The era of the budget-friendly long-haul flight appears to be receding as international air carriers implement substantial price increases across nearly every major corridor. After years of suppressed demand and fluctuating operational capacity, the aviation industry is now grappling with a convergence of economic pressures that are being passed directly to the consumer. For the modern traveler, navigating this new financial reality requires a shift in strategy and a deeper understanding of why the cost of a boarding pass has suddenly skyrocketed.
Industry analysts point to several key drivers behind the recent surge in airfares. Most notably, the cost of sustainable aviation fuel and the lingering supply chain issues affecting aircraft manufacturers like Boeing and Airbus have created a bottleneck. With fewer new planes entering service, airlines are forced to maintain older, less fuel-efficient fleets at a higher cost. Furthermore, labor shortages among pilots and ground crew have pushed operating expenses to record highs, leaving airlines with little choice but to adjust their pricing structures to maintain profitability.
Despite these rising costs, the demand for international travel remains remarkably resilient. This phenomenon, often described as revenge travel, has allowed carriers to keep seat occupancy high even as ticket prices climb into the triple digits above historical norms. However, the burden is becoming increasingly difficult for the average family or business traveler to manage without careful planning and a departure from traditional booking habits.
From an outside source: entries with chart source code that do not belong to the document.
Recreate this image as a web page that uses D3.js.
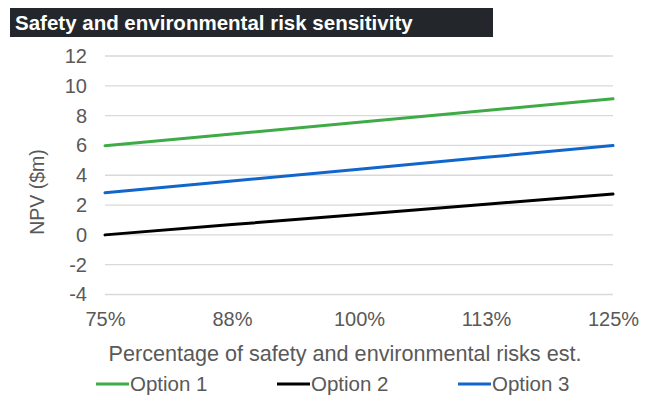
<!DOCTYPE html>
<html>
<head>
<meta charset="utf-8">
<script src="https://cdn.jsdelivr.net/npm/d3@7/dist/d3.min.js"></script>
<style>
  html, body { margin: 0; padding: 0; background: #fff; }
  svg { display: block; }
  text { font-family: "Liberation Sans", Arial, sans-serif; }
</style>
</head>
<body>
<svg id="chart" width="658" height="396"></svg>
<script>
// Risk estimate as a percentage of the base case
const riskPct = [75, 87.5, 100, 112.5, 125];

// NPV ($m) for each option across the risk range
const option1 = [5.98, 6.77, 7.55, 8.34, 9.13];
const option2 = [0.0, 0.69, 1.37, 2.06, 2.74];
const option3 = [2.82, 3.61, 4.41, 5.20, 5.99];

const seriesNames = ["Option 1", "Option 2", "Option 3"];
const seriesColors = ["#3fab47", "#000000", "#1166cc"];
const yTicks = [-4, -2, 0, 2, 4, 6, 8, 10, 12];

const titleText = "Safety and environmental risk sensitivity";
const xTitle = "Percentage of safety and environmental risks est.";
const yTitle = "NPV ($m)";

const series = [option1, option2, option3].map((vals, i) => ({
  name: seriesNames[i],
  color: seriesColors[i],
  values: vals.map((v, j) => ({ x: riskPct[j], y: v }))
}));

const svg = d3.select("#chart");
const textGrey = "#595959";

// Title bar
svg.append("rect")
  .attr("x", 10).attr("y", 8)
  .attr("width", 483).attr("height", 29)
  .attr("fill", "#23272c");
svg.append("text")
  .attr("x", 15).attr("y", 30)
  .attr("fill", "#ffffff")
  .attr("font-size", 20.5)
  .attr("font-weight", "bold")
  .text(titleText);

const plot = { left: 105, right: 613, top: 56, bottom: 294.5 };

const x = d3.scaleLinear().domain([75, 125]).range([plot.left, plot.right]);
const y = d3.scaleLinear().domain([-4, 12]).range([plot.bottom, plot.top]);

// Horizontal gridlines
svg.append("g")
  .selectAll("line")
  .data(yTicks)
  .join("line")
  .attr("x1", plot.left).attr("x2", plot.right)
  .attr("y1", d => y(d)).attr("y2", d => y(d))
  .attr("stroke", "#d9d9d9")
  .attr("stroke-width", 1.3);

// Y axis labels (plain hyphen for negatives)
const yAxis = svg.append("g")
  .attr("transform", `translate(${plot.left},0)`)
  .call(d3.axisLeft(y).tickValues(yTicks).tickSize(0).tickPadding(18)
    .tickFormat(d => String(d)));
yAxis.select(".domain").remove();
yAxis.selectAll("text")
  .attr("fill", textGrey)
  .attr("font-size", 20)
  .attr("font-family", "Liberation Sans, Arial, sans-serif");

// X axis labels
const xAxis = svg.append("g")
  .attr("transform", `translate(0,${plot.bottom})`)
  .call(d3.axisBottom(x).tickValues(riskPct).tickSize(0).tickPadding(17)
    .tickFormat(d => Math.round(d) + "%"));
xAxis.select(".domain").remove();
xAxis.selectAll("text")
  .attr("fill", textGrey)
  .attr("font-size", 20)
  .attr("font-family", "Liberation Sans, Arial, sans-serif");

// Axis titles
svg.append("text")
  .attr("x", 345).attr("y", 361)
  .attr("text-anchor", "middle")
  .attr("fill", textGrey)
  .attr("font-size", 21.6)
  .text(xTitle);

svg.append("text")
  .attr("transform", "translate(44,192) rotate(-90)")
  .attr("text-anchor", "middle")
  .attr("fill", textGrey)
  .attr("font-size", 19.5)
  .text(yTitle);

// Series lines
const line = d3.line().x(d => x(d.x)).y(d => y(d.y));
svg.append("g")
  .selectAll("path")
  .data(series)
  .join("path")
  .attr("d", d => line(d.values))
  .attr("fill", "none")
  .attr("stroke", d => d.color)
  .attr("stroke-width", 3)
  .attr("stroke-linecap", "round");

// Legend
const legendX = [96, 277, 458];
const legend = svg.append("g")
  .selectAll("g")
  .data(series)
  .join("g")
  .attr("transform", (d, i) => `translate(${legendX[i]},384)`);
legend.append("line")
  .attr("x1", 0).attr("x2", 33)
  .attr("y1", 0).attr("y2", 0)
  .attr("stroke", d => d.color)
  .attr("stroke-width", 3);
legend.append("text")
  .attr("x", 34).attr("y", 7)
  .attr("fill", textGrey)
  .attr("font-size", 20.5)
  .text(d => d.name);
</script>
</body>
</html>
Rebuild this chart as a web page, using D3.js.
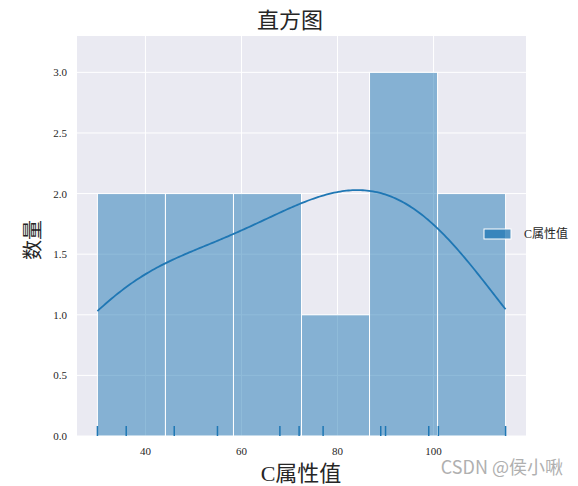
<!DOCTYPE html>
<html>
<head>
<meta charset="utf-8">
<script src="https://cdn.jsdelivr.net/npm/d3@7"></script>
<style>
  body { margin: 0; background: #fff; }
  text { font-family: "Liberation Serif", "Noto Sans CJK SC", serif; fill: #262626; }
</style>
</head>
<body>
<div id="chart"></div>
<script>
var cValues = [30, 36, 46, 55, 68, 72, 77, 89, 90, 99, 101, 115];
var binCount = 6;
var xTicks = [40, 60, 80, 100];
var yTicks = [0, 0.5, 1.0, 1.5, 2.0, 2.5, 3.0];
var seriesName = 'C属性值';

var width = 578, height = 486;
var margin = { left: 77, right: 52, top: 36, bottom: 50 };
var color = '#1f77b4';

var svg = d3.select('#chart').append('svg')
  .attr('width', width).attr('height', height);

var lo = d3.min(cValues), hi = d3.max(cValues);
var pad = (hi - lo) * 0.05;
var x = d3.scaleLinear().domain([lo - pad, hi + pad]).range([margin.left, width - margin.right]);
var y = d3.scaleLinear().domain([0, 3.3]).range([height - margin.bottom, margin.top]);

// background + grid
svg.append('rect')
  .attr('x', margin.left).attr('y', margin.top)
  .attr('width', width - margin.left - margin.right)
  .attr('height', height - margin.top - margin.bottom)
  .attr('fill', '#eaeaf2');

svg.selectAll('.gx').data(xTicks).enter().append('line')
  .attr('x1', d => x(d)).attr('x2', d => x(d))
  .attr('y1', margin.top).attr('y2', height - margin.bottom)
  .attr('stroke', '#fff').attr('stroke-width', 1);
svg.selectAll('.gy').data(yTicks).enter().append('line')
  .attr('y1', d => y(d)).attr('y2', d => y(d))
  .attr('x1', margin.left).attr('x2', width - margin.right)
  .attr('stroke', '#fff').attr('stroke-width', 1);

// histogram
var step = (hi - lo) / binCount;
var thresholds = d3.range(1, binCount).map(i => lo + i * step);
var bins = d3.bin().domain([lo, hi]).thresholds(thresholds)(cValues);

svg.selectAll('.bar').data(bins).enter().append('rect')
  .attr('x', d => x(d.x0))
  .attr('width', d => x(d.x1) - x(d.x0))
  .attr('y', d => y(d.length))
  .attr('height', d => y(0) - y(d.length))
  .attr('fill', color).attr('fill-opacity', 0.5)
  .attr('stroke', '#fff').attr('stroke-width', 1);

// kde (scott bandwidth, clipped to data range, scaled to counts)
var n = cValues.length;
var sd = d3.deviation(cValues);
var bw = sd * Math.pow(n, -0.2);
function kde(v) {
  var s = 0;
  cValues.forEach(function(c) {
    var z = (v - c) / bw;
    s += Math.exp(-0.5 * z * z);
  });
  return s / (n * bw * Math.sqrt(2 * Math.PI));
}
var grid = d3.range(0, 201).map(i => lo + (hi - lo) * i / 200);
var curve = grid.map(v => [v, kde(v) * n * step]);
svg.append('path')
  .datum(curve)
  .attr('d', d3.line().x(d => x(d[0])).y(d => y(d[1])))
  .attr('fill', 'none').attr('stroke', color).attr('stroke-width', 1.8);

// rug
svg.selectAll('.rug').data(cValues).enter().append('line')
  .attr('x1', d => x(d)).attr('x2', d => x(d))
  .attr('y1', y(0)).attr('y2', y(0) - 10)
  .attr('stroke', color).attr('stroke-width', 1.5);

// ticks
svg.selectAll('.tx').data(xTicks).enter().append('text')
  .attr('x', d => x(d)).attr('y', height - margin.bottom + 19)
  .attr('text-anchor', 'middle').style('font-size', '11px')
  .text(d => d);
svg.selectAll('.ty').data(yTicks).enter().append('text')
  .attr('x', margin.left - 10).attr('y', d => y(d) + 4)
  .attr('text-anchor', 'end').style('font-size', '11px')
  .text(d => d.toFixed(1));

// titles
svg.append('text').attr('x', 290).attr('y', 28)
  .attr('text-anchor', 'middle').style('font-size', '22px').text('直方图');
svg.append('text').attr('x', 301).attr('y', 481)
  .attr('text-anchor', 'middle').style('font-size', '22px').text(seriesName);
svg.append('text').attr('transform', 'translate(40,240) rotate(-90)')
  .attr('text-anchor', 'middle').style('font-size', '20px').text('数量');

// legend
svg.append('rect').attr('x', 484).attr('y', 229).attr('width', 27).attr('height', 10)
  .attr('fill', color).attr('fill-opacity', 0.75)
  .attr('stroke', '#fff').attr('stroke-width', 1);
svg.append('text').attr('x', 524).attr('y', 238)
  .style('font-size', '12px').text(seriesName);

// watermark
svg.append('text').attr('x', 563).attr('y', 474)
  .attr('text-anchor', 'end')
  .style('font-family', '"Noto Sans CJK SC", sans-serif')
  .style('font-size', '18px').style('fill', '#b0b0b0')
  .text('CSDN @侯小啾');
</script>
</body>
</html>
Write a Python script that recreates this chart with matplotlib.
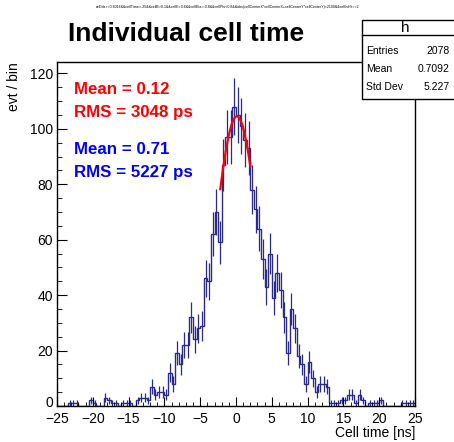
import numpy as np
import matplotlib.pyplot as plt
from matplotlib.patches import Rectangle
from matplotlib.ticker import MultipleLocator, FuncFormatter

plt.rcParams['font.family'] = ['Liberation Sans', 'DejaVu Sans']

# histogram: 100 bins of 0.5 ns from -25 to 25
bin_edges = np.linspace(-25, 25, 101)
counts = [0, 0, 0, 1, 1, 1, 0, 0, 0, 2,
          1, 0, 0, 3, 2, 1, 1, 0, 1, 1,
          1, 0, 2, 3, 3, 2, 7, 4, 5, 5,
          4, 12, 8, 19, 15, 22, 22, 32, 24, 28,
          29, 46, 45, 62, 70, 59, 87, 97, 97, 108,
          105, 101, 96, 93, 78, 71, 64, 53, 43, 55,
          39, 48, 42, 32, 19, 35, 28, 18, 15, 8,
          16, 10, 5, 8, 8, 7, 1, 1, 1, 2,
          2, 4, 4, 1, 4, 2, 0, 1, 1, 1,
          2, 0, 0, 0, 0, 0, 1, 1, 1, 1]

# gaussian fit shown in red
fit_const = 104.5
fit_mean = 0.12
fit_sigma = 3.048
fit_range = (-2.2, 2.0)

stat_names = ['Entries', 'Mean', 'Std Dev']
stat_values = ['2078', '0.7092', '5.227']

W, H = 454, 442
def fx(px):
    return px / W
def fy(py):
    return 1 - py / H

fig = plt.figure(figsize=(W / 100, H / 100), dpi=100)
ax = fig.add_axes([fx(57), fy(406), (415 - 57) / W, (406 - 62) / H])

counts = np.array(counts, dtype=float)
centers = 0.5 * (bin_edges[:-1] + bin_edges[1:])
navy = '#2a2a8a'
ax.stairs(counts, bin_edges, color=navy, linewidth=1.0)
nz = counts > 0
ax.errorbar(centers[nz], counts[nz], yerr=np.sqrt(counts[nz]), fmt='none',
            ecolor=navy, elinewidth=0.9, capsize=0)

xf = np.linspace(fit_range[0], fit_range[1], 100)
ax.plot(xf, fit_const * np.exp(-0.5 * ((xf - fit_mean) / fit_sigma) ** 2),
        color='red', linewidth=1.6)

ax.set_xlim(-25, 25)
ax.set_ylim(0, 124.1)
ax.xaxis.set_major_locator(MultipleLocator(5))
ax.xaxis.set_minor_locator(MultipleLocator(1))
ax.yaxis.set_major_locator(MultipleLocator(20))
ax.yaxis.set_minor_locator(MultipleLocator(5))
# the "0" label is placed by hand, slightly raised so it clears "-25"
ax.yaxis.set_major_formatter(FuncFormatter(lambda v, p: '' if v == 0 else f'{v:g}'))
ax.tick_params(which='both', direction='in', top=False, right=False, labelsize=10)
ax.tick_params(axis='x', which='major', length=6.5, pad=4.3)
ax.tick_params(axis='x', which='minor', length=3.2)
ax.tick_params(axis='y', which='major', length=7.2, pad=3)
ax.tick_params(axis='y', which='minor', length=3.6)
for s in ax.spines.values():
    s.set_linewidth(1.0)
ax.annotate('0', xy=(0, 0), xycoords=('axes fraction', 'data'), xytext=(-3, 2.2),
            textcoords='offset points', ha='right', va='center', fontsize=10)

fig.text(fx(415), fy(433), 'Cell time [ns]', ha='right', va='center', fontsize=10)
fig.text(fx(14), fy(62), 'evt / bin', ha='center', va='top', rotation=90, fontsize=10)

fig.text(fx(186), fy(34), 'Individual cell time', ha='center', va='center',
         fontsize=19, fontweight='bold')
fig.text(fx(228), fy(7), 'cellIdx>=0.8016&&cellTime>-25&&cellE>0.1&&cellE<0.6&&cellEta>-0.8&&cellPhi<0.8&&'
         'abs(cellCenterX*cellCenterX+cellCenterY*cellCenterY)<2100&&cellIsHit==2',
         ha='center', va='center', fontsize=2.6)

fig.text(fx(74), fy(90), 'Mean = 0.12', color='red', fontsize=12.2, fontweight='bold', va='center')
fig.text(fx(74), fy(112), 'RMS = 3048 ps', color='red', fontsize=12.2, fontweight='bold', va='center')
fig.text(fx(74), fy(149), 'Mean = 0.71', color='blue', fontsize=12.2, fontweight='bold', va='center')
fig.text(fx(74), fy(172), 'RMS = 5227 ps', color='blue', fontsize=12.2, fontweight='bold', va='center')

# stats box
fig.patches.append(Rectangle((fx(362), fy(99)), fx(456) - fx(362), fy(20) - fy(99),
                             transform=fig.transFigure, facecolor='white',
                             edgecolor='black', linewidth=1.0, zorder=5))
fig.lines.append(plt.Line2D([fx(362), fx(456)], [fy(35), fy(35)],
                            transform=fig.transFigure, color='black', linewidth=1.0, zorder=6))
fig.text(fx(405), fy(27.5), 'h', ha='center', va='center', fontsize=11, zorder=7)
for i, (n, v) in enumerate(zip(stat_names, stat_values)):
    y = 51 + i * 18
    fig.text(fx(366), fy(y), n, ha='left', va='center', fontsize=7.5, zorder=7)
    fig.text(fx(450), fy(y), v, ha='right', va='center', fontsize=7.5, zorder=7)

fig.savefig('out.png', dpi=100, facecolor='white')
To mitigate the impact of these hikes, experts suggest that flexibility has become the most valuable currency in travel planning. The traditional window for booking flights has shifted significantly. While it was once standard to book six weeks in advance, the current volatility suggests that securing seats three to four months ahead of time is now the safest bet for locking in lower rates. Additionally, the rise of mid-week departures and the use of secondary airports can provide substantial savings, often cutting the cost of a transcontinental ticket by twenty percent or more.
Technology is also playing a critical role in how savvy passengers manage their travel budgets. Price tracking tools and predictive algorithms have become essential for identifying the precise moment when a carrier might drop prices to fill a specific flight. Many travelers are also turning toward loyalty programs and credit card points with renewed vigor, treating these digital assets as a necessary hedge against inflation in the travel sector. As airlines continue to unbundle their services, paying only for what is strictly necessary—such as skipping seat selection or checked luggage—has moved from a niche budget tactic to a standard practice for the frequent flyer.
Looking ahead, the outlook for airfares remains tied to global energy prices and the stabilization of the aerospace manufacturing sector. While some experts predict a cooling off period toward the end of the year, the structural changes within the industry suggest that the days of ultra-cheap international travel may not return anytime soon. For now, the global traveler must remain vigilant, adaptable, and willing to explore new methods of securing value in an increasingly expensive sky.